Disney Q Family Mastermind is a television game show that aired on Disney Channel India. It is the reworked version of the British quiz show Mastermind, tweaked to include families as participants. The show is hosted by Benjamin Gilani.

==Format==
There are four rounds for each contestant family. Each round has a time limit - 90 seconds in Rounds 1 and 3, and 2 minutes in Rounds 2 and 4. Whenever time runs out, a buzzer of four beeps is sounded. Then, if a question is being read or has just been read, the contestant in control is given a short period of time to answer.

Each correct answer is worth 2 points. Players may pass if they do not know the answer to a question. The scores and pass count of each family is announced after each round.

===Round 1===
The smallest member of each family has to give answers to general knowledge questions.

===Round 2===
Each family has to choose a subject from a set list of eight, which becomes the basis of all questions in their round. All members play, though control is given to one member at a time. The smallest member is given control first, and each next question is always first given to the next player from whoever is last in control.

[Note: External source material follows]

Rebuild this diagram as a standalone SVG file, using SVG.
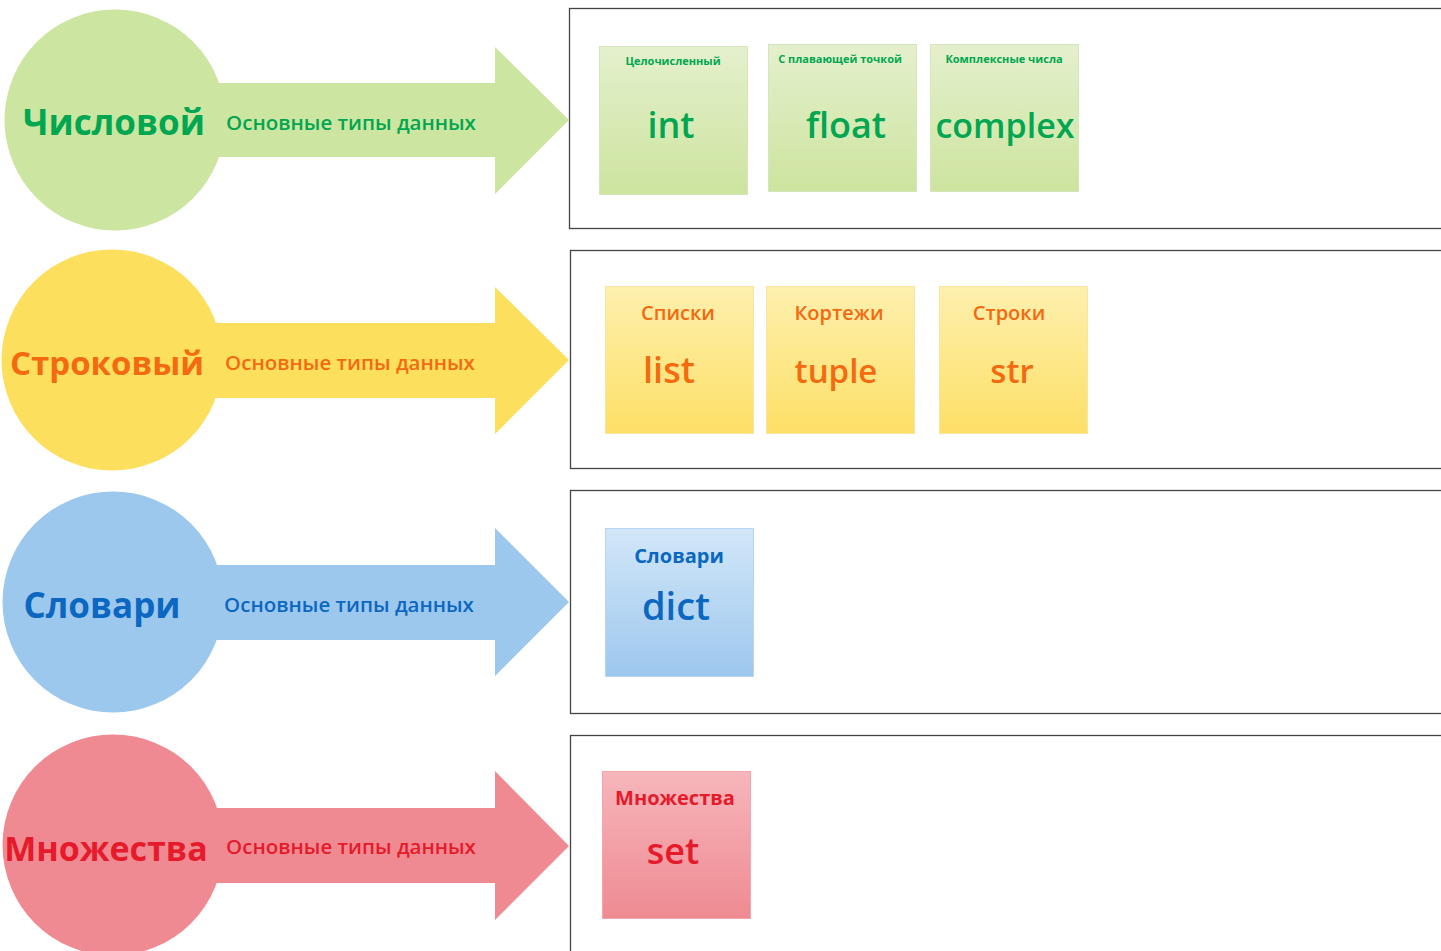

Passing on a question allows the next member in line to answer it themselves, and one pass is counted against the family only if all four members pass on a question.

===Round 3===
Each family has to choose a member, who will give answers to questions of their specialist subject.

===Round 4===
The family that is trailing plays this round first. Similar to Round 2, all members of each family play. Questions are again of general knowledge, and each incorrect answer here costs 1 point.

The family that ends up with the higher total score is the episode's winner.